The relationship between journalism and democracy has been a subject of high interest my classes this semester. In my sociology class, I spoke for a few minutes as a “discussion leader” about journalism and democracy — based on two rather lackluster pages from the class’ textbook. However, the ideas about journalism and democracy that were shared in my capstone class, are much more intriguing.
The basis of this discussion stems from the introduction to Michael Schudson’s book, Why Journalism Still Matters, in which Schudson describes a “liberal democracy” as the foundation of journalism in a democracy. No, not “liberal” in terms of political affiliation, but more on that soon.
First, here’s more on just the word “democracy.” Many people equate the idea of democracy to the liberties granted to us by the Constitution, but there is just one liberty that is directly tied to it: the right to vote. That is, in a democracy, the general public exercises a role in selecting the individuals who will hold public office. What’s missing in this image — and this is where a “liberal democracy” comes in — are the freedoms that allow us to critique those who are in public office. These freedoms are granted through the First Amendment, which encompasses freedom of speech and freedom of the press. In a “liberal democracy,” the elected officials’ authorities are limited because they must honor liberties that are stated in the Constitution — which includes the First Amendment and a free press.

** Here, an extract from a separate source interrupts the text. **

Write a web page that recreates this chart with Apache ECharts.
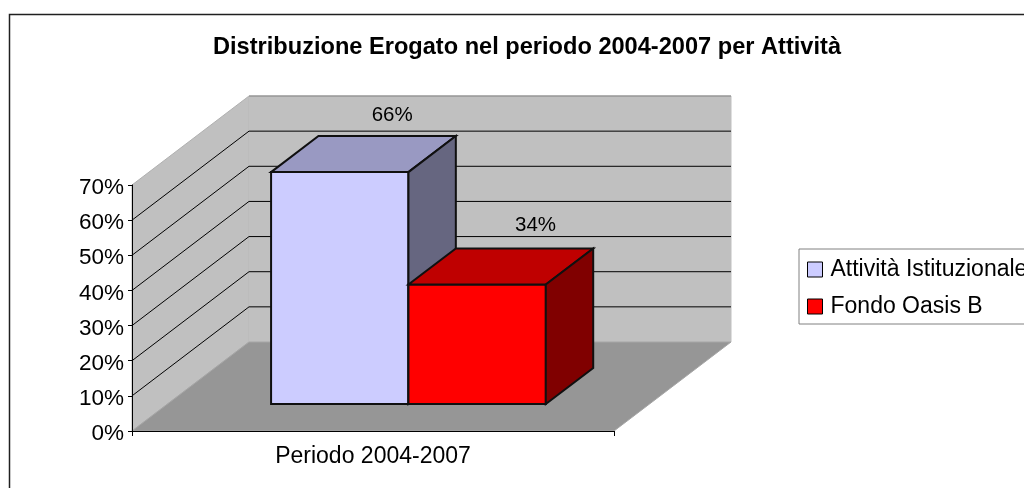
<!DOCTYPE html>
<html>
<head>
<meta charset="utf-8">
<title>Distribuzione Erogato</title>
<script src="https://cdn.jsdelivr.net/npm/echarts@6/dist/echarts.min.js"></script>
<style>
    html, body { margin: 0; padding: 0; background: #fff; overflow: hidden; }
    #main { width: 1024px; height: 488px; }
</style>
</head>
<body>
<div id="main"></div>
<script>
// dati
var categories = ['Periodo 2004-2007'];
var seriesNames = ['Attività Istituzionale', 'Fondo Oasis B'];
var attivitaValues = [66];
var fondoValues = [34];
var yTicks = [10, 20, 30, 40, 50, 60];

// stile delle barre: fronte, tetto, fianco
var blueFaces = ['#ccccff', '#9999c2', '#666680'];
var redFaces = ['#ff0000', '#bf0000', '#800000'];

// proiezione finta 3D: spostamento da piano frontale a parete di fondo
var depthX = 117, depthY = -89;
var barStart = 0.303, barDepth = 0.405, barShare = 0.285;
var fontName = '"Liberation Sans", Arial, sans-serif';

function back(pt, f) {
    return [pt[0] + depthX * f, pt[1] + depthY * f];
}

function poly(points, fill, stroke, width) {
    return {
        type: 'polygon',
        shape: { points: points },
        style: { fill: fill, stroke: stroke, lineWidth: width || 1 }
    };
}

// pareti e pavimento
function renderWalls(params, api) {
    var bl = api.coord([0, 0]);
    bl[0] = params.coordSys.x;
    var tl = [bl[0], api.coord([0, 70])[1]];
    var br = [bl[0] + params.coordSys.width, bl[1]];
    var tr = [br[0], tl[1]];
    return {
        type: 'group',
        children: [
            poly([bl, tl, back(tl, 1), back(bl, 1)], '#c0c0c0', '#b0b0b0'),
            poly([back(bl, 1), back(tl, 1), back(tr, 1), back(br, 1)], '#c0c0c0', '#c0c0c0'),
            poly([bl, back(bl, 1), back(br, 1), br], '#969696', '#a6a6a6'),
            {
                type: 'polyline',
                shape: { points: [back(tl, 1), back(tr, 1)] },
                style: { fill: null, stroke: '#808080', lineWidth: 1 }
            }
        ]
    };
}

function renderGridLine(params, api) {
    var y = api.coord([0, api.value(0)])[1];
    var left = [params.coordSys.x, y];
    var right = [params.coordSys.x + params.coordSys.width, y];
    return {
        type: 'polyline',
        shape: { points: [left, back(left, 1), back(right, 1)] },
        style: { fill: null, stroke: '#000', lineWidth: 1 }
    };
}

function barRenderer(side, faces, labelDx, labelDy) {
    return function (params, api) {
        var base = api.coord([api.value(0), 0]);
        var top = api.coord([api.value(0), api.value(1)]);
        var w = api.size([1, 0])[0] * barShare;
        var x0 = base[0] + side * w;
        var a = back([x0, base[1]], barStart);
        var b = back([x0 + w, base[1]], barStart);
        var c = back([x0 + w, top[1]], barStart);
        var d = back([x0, top[1]], barStart);
        var stroke = '#101010';
        return {
            type: 'group',
            children: [
                poly([a, b, c, d], faces[0], stroke, 2),
                poly([d, c, back(c, barDepth), back(d, barDepth)], faces[1], stroke, 2),
                poly([b, back(b, barDepth), back(c, barDepth), c], faces[2], stroke, 2),
                {
                    type: 'text',
                    style: {
                        text: api.value(1) + '%',
                        x: (back(d, barDepth)[0] + back(c, barDepth)[0]) / 2 + labelDx,
                        y: back(d, barDepth)[1] + labelDy,
                        align: 'center',
                        verticalAlign: 'middle',
                        fill: '#000',
                        font: '20.5px ' + fontName
                    }
                }
            ]
        };
    };
}

var chart = echarts.init(document.getElementById('main'));
var option = {
    animation: false,
    backgroundColor: '#fff',
    title: {
        text: 'Distribuzione Erogato nel periodo 2004-2007 per Attività',
        left: 522,
        top: 30.5,
        textAlign: 'center',
        textStyle: { fontFamily: fontName, fontSize: 23.6, fontWeight: 'bold', color: '#000' }
    },
    grid: { left: 132, top: 185, width: 482, height: 246 },
    legend: {
        data: seriesNames,
        orient: 'vertical',
        left: 799,
        top: 249,
        padding: [9, 30, 6, 8],
        itemWidth: 15,
        itemHeight: 15,
        itemGap: 14,
        icon: 'rect',
        borderColor: '#808080',
        borderWidth: 1,
        itemStyle: { borderColor: '#000', borderWidth: 1 },
        textStyle: { fontFamily: fontName, fontSize: 23, color: '#000', padding: [0, 0, 0, 3] }
    },
    xAxis: {
        type: 'category',
        data: categories,
        z: 10,
        axisLine: { lineStyle: { color: '#000', width: 1 } },
        axisTick: { show: true, length: 5, lineStyle: { color: '#000' } },
        axisLabel: { fontFamily: fontName, fontSize: 23, color: '#000', margin: 14 }
    },
    yAxis: {
        type: 'value',
        min: 0,
        max: 70,
        interval: 10,
        z: 10,
        axisLine: { show: true, lineStyle: { color: '#000', width: 1 } },
        axisTick: { show: true, length: 4, lineStyle: { color: '#000' } },
        splitLine: { show: false },
        axisLabel: {
            formatter: '{t|{value}%}',
            margin: 8,
            rich: {
                t: { fontFamily: fontName, fontSize: 22.5, color: '#000', padding: [6, 0, 0, 0] }
            }
        }
    },
    series: [
        {
            type: 'custom',
            silent: true,
            z: 1,
            clip: false,
            data: [[0, 0]],
            renderItem: renderWalls
        },
        {
            type: 'custom',
            silent: true,
            z: 2,
            clip: false,
            data: yTicks.map(function (t) { return [t]; }),
            encode: { y: 0 },
            renderItem: renderGridLine
        },
        {
            name: seriesNames[0],
            type: 'custom',
            z: 3,
            clip: false,
            itemStyle: { color: blueFaces[0] },
            data: categories.map(function (c, i) { return [i, attivitaValues[i]]; }),
            encode: { x: 0, y: 1 },
            renderItem: barRenderer(-1, blueFaces, 5, -21)
        },
        {
            name: seriesNames[1],
            type: 'custom',
            z: 4,
            clip: false,
            itemStyle: { color: redFaces[0] },
            data: categories.map(function (c, i) { return [i, fondoValues[i]]; }),
            encode: { x: 0, y: 1 },
            renderItem: barRenderer(0, redFaces, 11, -23)
        }
    ],
    graphic: [
        // cornice: destra e fondo restano fuori dall'immagine
        {
            type: 'polyline',
            shape: { points: [[9.5, 488], [9.5, 14.5], [1024, 14.5]] },
            style: { fill: null, stroke: '#202020', lineWidth: 1.5 }
        }
    ]
};
chart.setOption(option);
</script>
</body>
</html>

So, I’ve made the case based on Schudson’s definitions, that a “democracy” is different than a “liberal democracy.” Why is it then, that journalism must co-exist with democracy? The answer is simple, and I’ll phrase it in a question: is there really free thought and will if there wasn’t a free press and instead, the public solely relied on public officials’ word for every account? There’s only so much information the public can gain from the government’s word alone, and there would inevitably be censorship to some degree.
The press is vital to the flow of information in society — a democracy. When it’s suppressed, we lose our democracy as well.